To begin with, was Leitner a survivor of a Nazi concentration camp? Apparently not. His obituary at the Israeli Arutz Sheva website tells us that he was "a native of Odessa [who] fought with the partisans against Germany in World War II." (25/3/12)
As to to his military exploits in 1948 Palestine, Wikipedia informs us that he received Israel's "highest military decoration, the Hero of Israel citation for heroism during the War of Independence," specifically for leading "an assault that resulted in the blowing up of a bunker at a police position in [the Palestinian village of] Iraq Suweidan which resulted in half of his face becoming paralyzed."
At last, with the mention of the now obliterated Palestinian village of Iraq Suweidan (located in the Gaza district of southern Palestine), we draw closer to Leitner (and Avnery's) dark side, the substance of Abu Sitta's paragraph above, and a matter Alhadeff, as we have seen, nimbly glosses over.
The strategically important, British-built bunker/police station referred to had been heroically held by Egyptian troops against increasingly fierce Zionist attacks until their eventual surrender following the most sustained Zionist artillery barrage of the 1948 war. As for the village of Iraq Suweidan, which is estimated to have had a population of 766 at the time, we know almost nothing about the fate of its inhabitants. Obviously Ben-Zion Leitner's "battle scars" are more photogenic.
In his list of 6 causes for the "abandonment" of Palestinian villages in 1948, Israeli historian Benny Morris, in his 2004 book The Birth of the Palestinian Refugee Problem Revisited, places Iraq Suweidan in category M - 'Military assault on settlement'.
To appreciate what this meant for the ethnically-cleansed villagers of Iraq Suweidan (and other Palestinian villagers in the area and throughout Palestine in 1948), and to ascertain more precisely what our "Hero of Israel" and his comrades got up to at the time, consider this passage from Morris' book:
"Giv'ati [Brigade] OC Shimon Avidan clearly intended to precipitate the flight of the Arab population of the area, bounded by Qazaza, Jilya, Idnibba and Mughallis in the east, Masmiya al Kabira and Qastina in the west, and Hatta and Beit 'Affa in the south. A preparatory order for the conquest of Masmiya al Kabira, Masmiya al Saghira, al-Tina, Qastina and Tal al Turmus was produced by Giv'ati's 51st Battalion during the First Truce, on 29 June. It spoke of the 'liquidation' (hisul) of the two Masmiya villages and conquering and 'cleansing' (bi'ur) the rest. On 5 July the brigade HQ discussed and outlined its plans for the 'Ten Days' [9-18 July] and two days later Avidan issued operational instructions. The order was to expedite 'the liquidation (hisul) of Arab villages in this area'. The 51st Battalion was ordered to take the large village of Tel as Safi and 'to destroy the enemy's fighting force and... to destroy, to kill and to expel (lehashmid, laharog u'legaresh) refugees encamped in the area, in order to prevent enemy infiltration from the east to this important position'. The nature of the written order and, presumably, the accompanying oral explanations, probably left little doubt in the battalion OC's minds that Avidan wanted the area cleared of inhabitants.

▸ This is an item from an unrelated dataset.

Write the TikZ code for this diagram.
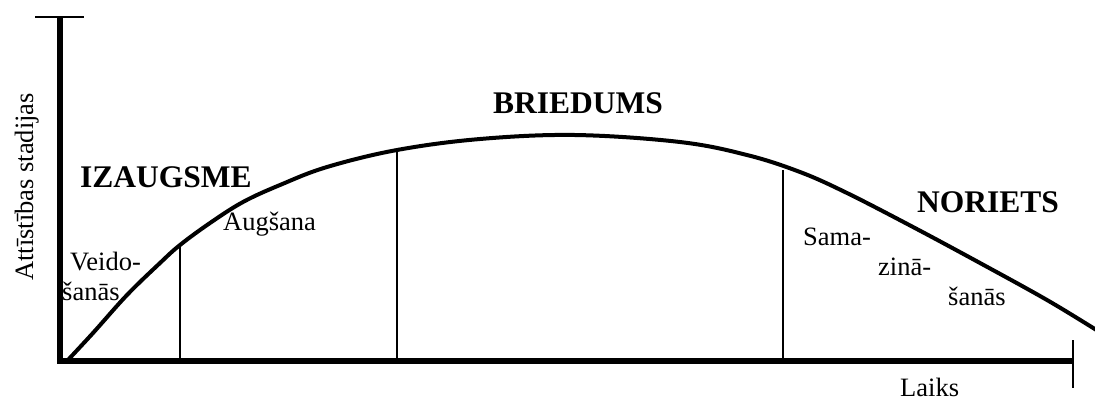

"Operation An-Far was unleashed on the night of 8-9 July, hours after the Egyptians broke the First Truce. The area covered by Avidan's order was overrun during 8-11 July, with most of the population fleeing before the IDF columns reached each village. Tel as Safi was captured in the early morning hours of 9 July. Laying down a barrage of mortar and machine-gun fire, the 51st Battalion approached from the north and west. After taking the tel itself, the IDF fired on the houses down the slope 'increasing the mass flight, which was accompanied by screams of fear... ' According to the official IDF historian, the fall of this key village caused the mass flight of more than 10,000 Arabs from the area who saw themselves cut off... 'from Egyptian and irregular Arab forces to the east and south.' Beit 'Affa, 'Ibdis, Tall al Turmus and the village of Iraq Suwaydan all fell on 8-9 July, the villagers fleeing as IDF troops approached or attacked; local rumour had it that the Israeli troops had dealt with the inhabitants of Beit 'Affa 'as they had dealt with Deir Yassin'. The village of Karatiya was harassed by machine-gun fire and abandoned by its inhabitants. During 12-15 July, Giv'ati units raided and harassed a number of other villages, including 'Ajjur, Deir al Dubban, and Summeil, and conquered Bi'lin and Barqusya, which were both found empty. The last two were put to the torch, 'to the extent possible'. Reporting on these operations, the brigade's 'Combat Page', penned by the vengeful poet Abba Kovner, a former anti-Nazi partisan and Hashomer Hatza'ir stalwart, declared: 'Suddenly the ground was soft [under the wheels of the jeeps of Samson's Foxes', Giv'ati's commando unit] - bodies! Tens of bodies under their wheels. The driver was put off: human beings under his wheels! [But] wait a minute. He remembered [Kibbutz] Negba [and] Beit Daras [in both Arab troops had killed Jews] - and he ran them over! Do not be deterred, sons: murderous dogs - their punishment is blood! And the more you run over bloody dogs, the more you will love the beautiful, the good, and liberty'." (pp 436-37)
Avnery, I should point out, was a squadron commander in the Giv'ati Brigade, and later, in the Samson's Foxes commando unit.